### Record set
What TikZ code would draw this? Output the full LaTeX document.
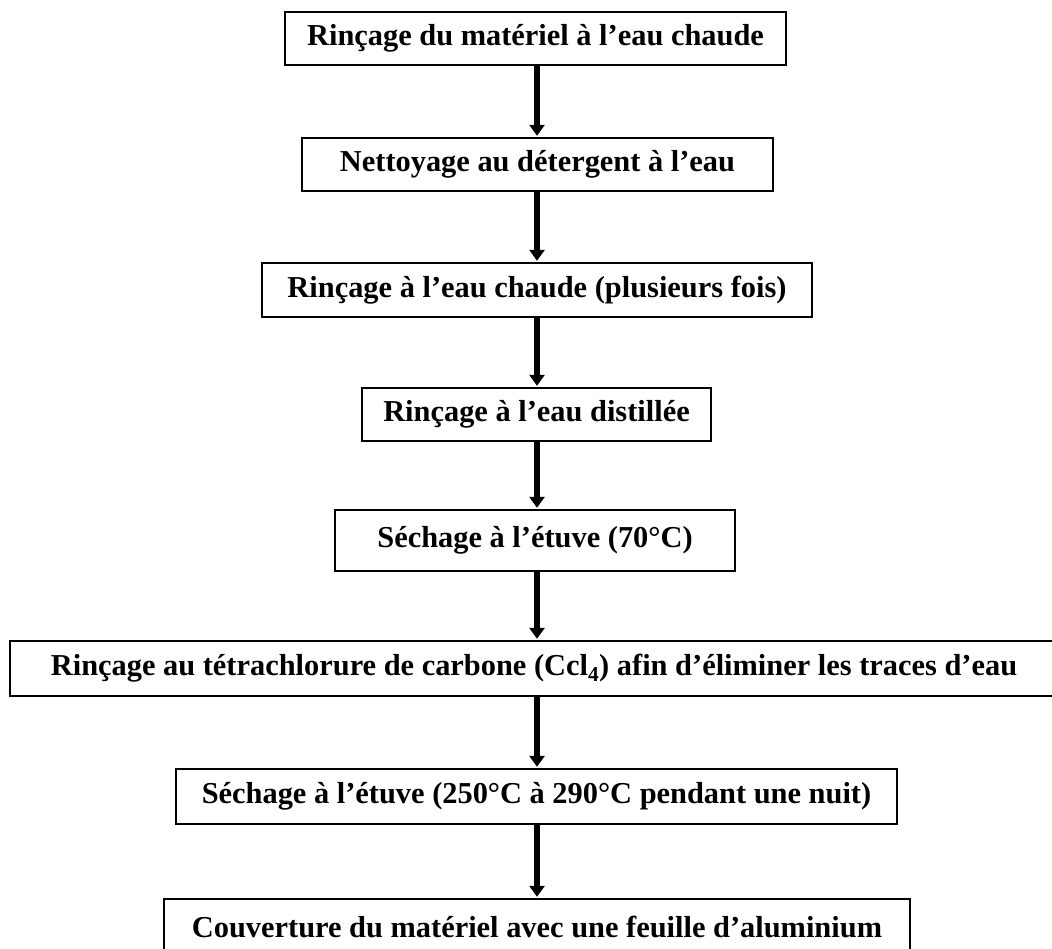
\documentclass[tikz,border=0pt]{standalone}
\usepackage{fontspec}
\setmainfont{Liberation Serif}
\usetikzlibrary{arrows.meta}
\tikzset{
  stepbox/.style={draw=black, line width=2.4pt, fill=white, rectangle, inner sep=0pt,
    font=\fontsize{30.4}{35}\selectfont\bfseries, text=black},
  flowarrow/.style={draw=black, line width=6pt, -{Triangle[length=11pt,width=15pt]}, shorten >=1pt}
}
\begin{document}
\begin{tikzpicture}[x=1pt,y=-1pt]
\useasboundingbox (0,0) rectangle (1052,949);
\fill[white] (0,0) rectangle (1052,949);
\node[stepbox, minimum width=501pt, minimum height=53pt] (b1) at (535.5,38.5) {Rinçage du matériel à l’eau chaude};
\node[stepbox, minimum width=471pt, minimum height=53pt] (b2) at (537.5,164.5) {Nettoyage au détergent à l’eau};
\node[stepbox, minimum width=550pt, minimum height=54pt] (b3) at (537,290) {Rinçage à l’eau chaude (plusieurs fois)};
\node[stepbox, minimum width=349pt, minimum height=53pt] (b4) at (536.5,414.5) {Rinçage à l’eau distillée};
\node[stepbox, minimum width=400pt, minimum height=61pt] (b5) at (535,540.5) {Séchage à l’étuve (70°C)};
\node[stepbox, minimum width=1048pt, minimum height=55pt] (b6) at (534,668.5) {Rinçage au tétrachlorure de carbone (Ccl\textsubscript{4}) afin d’éliminer les traces d’eau};
\node[stepbox, minimum width=721pt, minimum height=55pt] (b7) at (536.5,796.5) {Séchage à l’étuve (250°C à 290°C pendant une nuit)};
\node[stepbox, minimum width=746pt, minimum height=56pt] (b8) at (537,927) {Couverture du matériel avec une feuille d’aluminium};
\coordinate (ax) at (537,0);
\draw[flowarrow] (b1.south -| ax) -- (b2.north -| ax);
\draw[flowarrow] (b2.south -| ax) -- (b3.north -| ax);
\draw[flowarrow] (b3.south -| ax) -- (b4.north -| ax);
\draw[flowarrow] (b4.south -| ax) -- (b5.north -| ax);
\draw[flowarrow] (b5.south -| ax) -- (b6.north -| ax);
\draw[flowarrow] (b6.south -| ax) -- (b7.north -| ax);
\draw[flowarrow] (b7.south -| ax) -- (b8.north -| ax);
\end{tikzpicture}
\end{document}
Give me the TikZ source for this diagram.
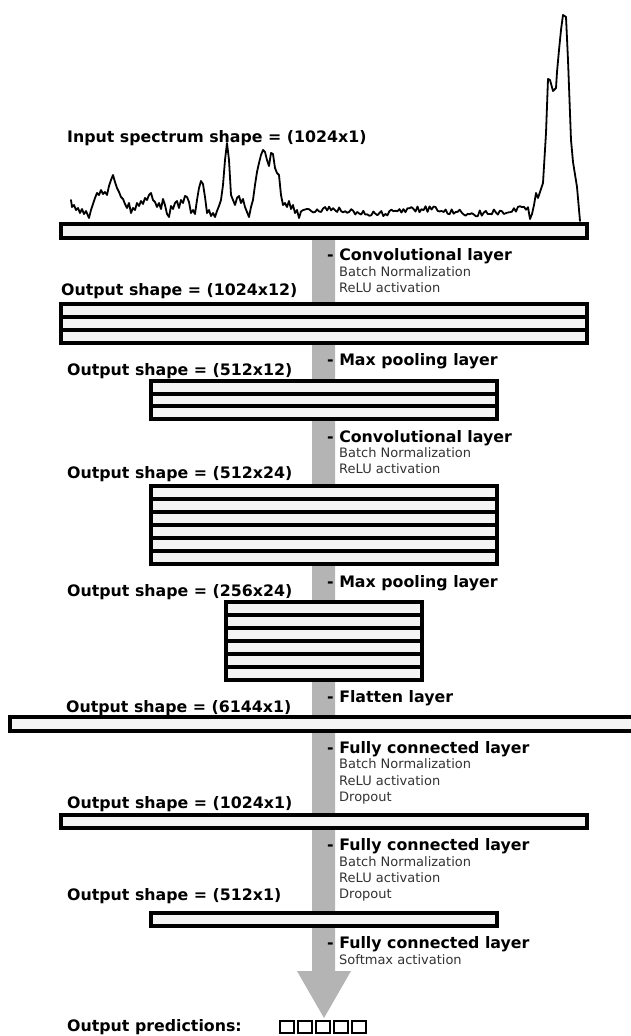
\documentclass[tikz,border=0pt]{standalone}
\usepackage{fontspec}
\setmainfont{DejaVu Sans}
\definecolor{arrowgray}{RGB}{180,180,180}
\definecolor{boxfill}{RGB}{244,244,244}
\definecolor{smallgray}{RGB}{50,50,50}
\tikzset{
  big/.style={font=\bfseries\fontsize{15.8}{18}\selectfont, anchor=base west, inner sep=0pt, text=black},
  small/.style={font=\fontsize{13}{15}\selectfont, anchor=base west, inner sep=0pt, text=smallgray},
  boxst/.style={draw=black, line width=3.1pt, fill=boxfill},
  divst/.style={draw=black, line width=3.1pt},
  sqst/.style={draw=black, line width=2.9pt, fill=white},
  specst/.style={draw=black, line width=1.8pt, line join=round, line cap=round}
}
\begin{document}
\begin{tikzpicture}[x=1pt,y=-1pt]
\useasboundingbox (0,0) rectangle (631,1036);
\pgfmathsetseed{11}
% big gray arrow (drawn first, behind boxes)
\fill[arrowgray] (312,238) -- (335,238) -- (335,971) -- (351,971) -- (324,1018) -- (297,971) -- (312,971) -- cycle;
% spectrum
\draw[specst] (71,200) -- (72,207) -- (74,205) -- (76,210) -- (78,208) -- (80,213) -- (82,209) -- (84,214) -- (86,211) -- (89,218) -- (91,210) -- (93,204) -- (95,198) -- (97,193) -- (99,195) -- (101,190) -- (103,194) -- (105,192) -- (107,195) -- (109,186) -- (111,180) -- (113,175) -- (115,182) -- (117,188) -- (119,192) -- (121,197) -- (123,199) -- (125,204) -- (127,208) -- (129,203) -- (131,213) -- (133,208) -- (135,210) -- (137,203) -- (139,206) -- (141,201) -- (143,204) -- (145,198) -- (147,200) -- (149,195) -- (151,193) -- (153,200) -- (155,202) -- (157,207) -- (159,203) -- (161,209) -- (163,199) -- (165,205) -- (167,214) -- (169,217) -- (171,206) -- (173,209) -- (175,203) -- (177,201) -- (179,208) -- (181,200) -- (183,203) -- (185,196) -- (187,197) -- (189,202) -- (191,213) -- (193,210) -- (195,214) -- (197,200) -- (199,188) -- (201,181) -- (203,184) -- (205,197) -- (207,213) -- (209,210) -- (211,216) -- (213,213) -- (215,217) -- (217,211) -- (219,206) -- (221,200) -- (223,185) -- (225,160) -- (227,143) -- (229,160) -- (231,195) -- (233,200) -- (235,205) -- (237,198) -- (239,196) -- (241,203) -- (243,199) -- (245,207) -- (247,212) -- (249,217) -- (251,207) -- (253,200) -- (255,185) -- (257,172) -- (259,163) -- (261,155) -- (263,150) -- (265,152) -- (267,160) -- (269,166) -- (271,153) -- (273,154) -- (275,168) -- (277,173) -- (279,175) -- (281,195) -- (283,205) -- (285,203) -- (287,207) -- (289,201) -- (291,209) -- (293,205) -- (295,213) -- (297,210) -- (299,218)
 -- plot[domain=301:528, samples=114] (\x, {211.5 + 3.2*rand - 2.2*sin((\x-300)*3.6)})
 -- (530,219) -- (532,214) -- (534,205) -- (536,193) -- (538,198) -- (540,192) -- (543,183) -- (546,133) -- (548,79) -- (550,80) -- (553,91) -- (556,88) -- (557,72) -- (559,50) -- (561,30) -- (563,15) -- (566,17) -- (568,60) -- (571,140) -- (573,162) -- (577,187) -- (580,221);
% input bar
\draw[boxst] (61,224) rectangle (587,238);
% box 1 (1024x12)
\draw[boxst] (61,304) rectangle (587,343);
\draw[divst] (61,317) -- (587,317) (61,330) -- (587,330);
% box 2 (512x12)
\draw[boxst] (151,381) rectangle (497,419);
\draw[divst] (151,394) -- (497,394) (151,406) -- (497,406);
% box 3 (512x24)
\draw[boxst] (151,486) rectangle (497,564);
\foreach \yy in {499,512,525,538,551} \draw[divst] (151,\yy) -- (497,\yy);
% box 4 (256x24)
\draw[boxst] (226,602) rectangle (422,680);
\foreach \yy in {615,628,641,654,667} \draw[divst] (226,\yy) -- (422,\yy);
% flatten bar
\draw[boxst] (10,717) rectangle (650,731);
% FC bars
\draw[boxst] (61,815) rectangle (587,828);
\draw[boxst] (151,913) rectangle (497,926);
% output squares
\foreach \i in {0,...,4} \draw[sqst] ({280+18*\i},1021) rectangle ({294+18*\i},1033);
% left labels
\node[big] (lin) at (67,142) {Input spectrum shape = (1024x1)};
\node[big] (l1) at (61,295) {Output shape = (1024x12)};
\node[big] (l2) at (67,375) {Output shape = (512x12)};
\node[big] (l3) at (67,478) {Output shape = (512x24)};
\node[big] (l4) at (67,596) {Output shape = (256x24)};
\node[big] (l5) at (66,712) {Output shape = (6144x1)};
\node[big] (l6) at (67,808) {Output shape = (1024x1)};
\node[big] (l7) at (67,900) {Output shape = (512x1)};
\node[big] (lout) at (67,1031) {Output predictions:};
% right labels
\node[big] (r1) at (327,260) {- Convolutional layer};
\node[small] (r1a) at (339,276) {Batch Normalization};
\node[small] (r1b) at (339,292) {ReLU activation};
\node[big] (r2) at (327,365) {- Max pooling layer};
\node[big] (r3) at (327,442) {- Convolutional layer};
\node[small] (r3a) at (339,457) {Batch Normalization};
\node[small] (r3b) at (339,473) {ReLU activation};
\node[big] (r4) at (327,587) {- Max pooling layer};
\node[big] (r5) at (327,702) {- Flatten layer};
\node[big] (r6) at (327,753) {- Fully connected layer};
\node[small] (r6a) at (339,768) {Batch Normalization};
\node[small] (r6b) at (339,785) {ReLU activation};
\node[small] (r6c) at (339,801) {Dropout};
\node[big] (r7) at (327,850) {- Fully connected layer};
\node[small] (r7a) at (339,866) {Batch Normalization};
\node[small] (r7b) at (339,882) {ReLU activation};
\node[small] (r7c) at (339,898) {Dropout};
\node[big] (r8) at (327,948) {- Fully connected layer};
\node[small] (r8a) at (339,964) {Softmax activation};
\end{tikzpicture}
\end{document}
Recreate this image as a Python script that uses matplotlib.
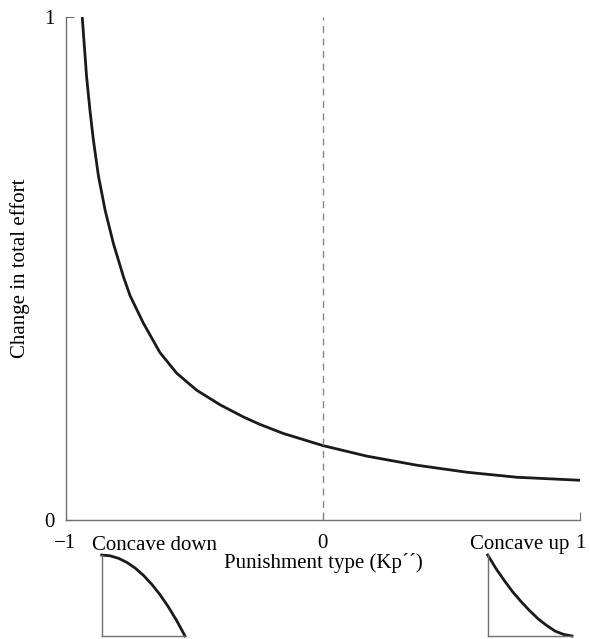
import matplotlib
matplotlib.use("Agg")
import matplotlib.pyplot as plt

# Main curve: values
punishment_type = [-0.935, -0.918, -0.905, -0.892, -0.872, -0.846, -0.814, -0.775,
                   -0.749, -0.698, -0.633, -0.568, -0.490, -0.399, -0.309, -0.244,
                   -0.153, 0.0, 0.171, 0.365, 0.560, 0.754, 1.0]
effort_change = [1.0, 0.881, 0.815, 0.757, 0.684, 0.616, 0.550, 0.484,
                 0.446, 0.392, 0.333, 0.292, 0.258, 0.229, 0.205, 0.190,
                 0.172, 0.148, 0.127, 0.109, 0.095, 0.085, 0.079]

# Inset sketches
down_x = [0.0, 0.1, 0.2, 0.3, 0.4, 0.5, 0.6, 0.7, 0.8, 0.9, 1.0]
down_y = [1.0, 0.99, 0.96, 0.91, 0.84, 0.75, 0.64, 0.51, 0.36, 0.19, 0.0]
up_x = [0.0, 0.1, 0.2, 0.3, 0.4, 0.5, 0.6, 0.7, 0.8, 0.9, 1.0]
up_y = [1.0, 0.83, 0.68, 0.54, 0.42, 0.31, 0.21, 0.13, 0.06, 0.02, 0.0]

x_ticks = [-1, 0, 1]
x_tick_labels = ["\u22121", "0", "1"]
y_ticks = [0, 1]
y_tick_labels = ["0", "1"]

W, H = 590, 639
plt.rcParams['font.family'] = ['Liberation Serif', 'DejaVu Serif']
fig = plt.figure(figsize=(W / 100, H / 100), dpi=100)

def fx(px):
    return px / W

def fy(py):
    return 1 - py / H

spine_col = "#707070"
curve_col = "#1a1a1a"

ax = fig.add_axes([fx(65.5), fy(520), fx(580) - fx(65.5), fy(17) - fy(520)])
ax.plot(punishment_type, effort_change, color=curve_col, lw=2.0,
        solid_capstyle='butt', solid_joinstyle='round')
ax.axvline(0, color="#888888", lw=1.0, ls=(0, (5, 4)))
ax.set_xlim(-1, 1)
ax.set_ylim(0, 1)
for s in ["top", "right"]:
    ax.spines[s].set_visible(False)
for s in ["left", "bottom"]:
    ax.spines[s].set_color(spine_col)
    ax.spines[s].set_linewidth(1.0)
ax.set_xticks(x_ticks)
ax.set_xticklabels(x_tick_labels)
ax.set_yticks(y_ticks)
ax.set_yticklabels(y_tick_labels)
ax.tick_params(axis='both', direction='in', length=6, color=spine_col, labelsize=15)
ax.tick_params(axis='x', pad=10)
ax.tick_params(axis='y', pad=8)
ax.set_ylabel("Change in total effort", fontsize=15, labelpad=10)

fig.text(fx(323), fy(563), "Punishment type (Kp\u00b4\u00b4)", fontsize=15, ha='center', va='center')
fig.text(fx(92), fy(545), "Concave down", fontsize=15, ha='left', va='center')
fig.text(fx(470), fy(545), "Concave up", fontsize=15, ha='left', va='center')

def inset(left_px, right_px, xs, ys):
    a = fig.add_axes([fx(left_px), fy(636), fx(right_px) - fx(left_px), fy(555) - fy(636)])
    a.plot(xs, ys, color=curve_col, lw=2.0, clip_on=False, solid_joinstyle='round')
    a.set_xlim(0, 1)
    a.set_ylim(0, 1)
    a.set_xticks([])
    a.set_yticks([])
    for s in ["top", "right"]:
        a.spines[s].set_visible(False)
    for s in ["left", "bottom"]:
        a.spines[s].set_color(spine_col)
        a.spines[s].set_linewidth(1.0)
    a.patch.set_alpha(0)
    return a

inset(101.7, 185, down_x, down_y)
inset(487.7, 572, up_x, up_y)

fig.savefig("out.png", dpi=100)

### Stated exercise
Taking the entries above, extract every line from the one bearing "Recreate this image" through the one bearing "import matplotlib.pyplot as plt", exactly, with no pictures.

### Answer in full
Recreate this image as a Python script that uses matplotlib.
import matplotlib
matplotlib.use("Agg")
import matplotlib.pyplot as plt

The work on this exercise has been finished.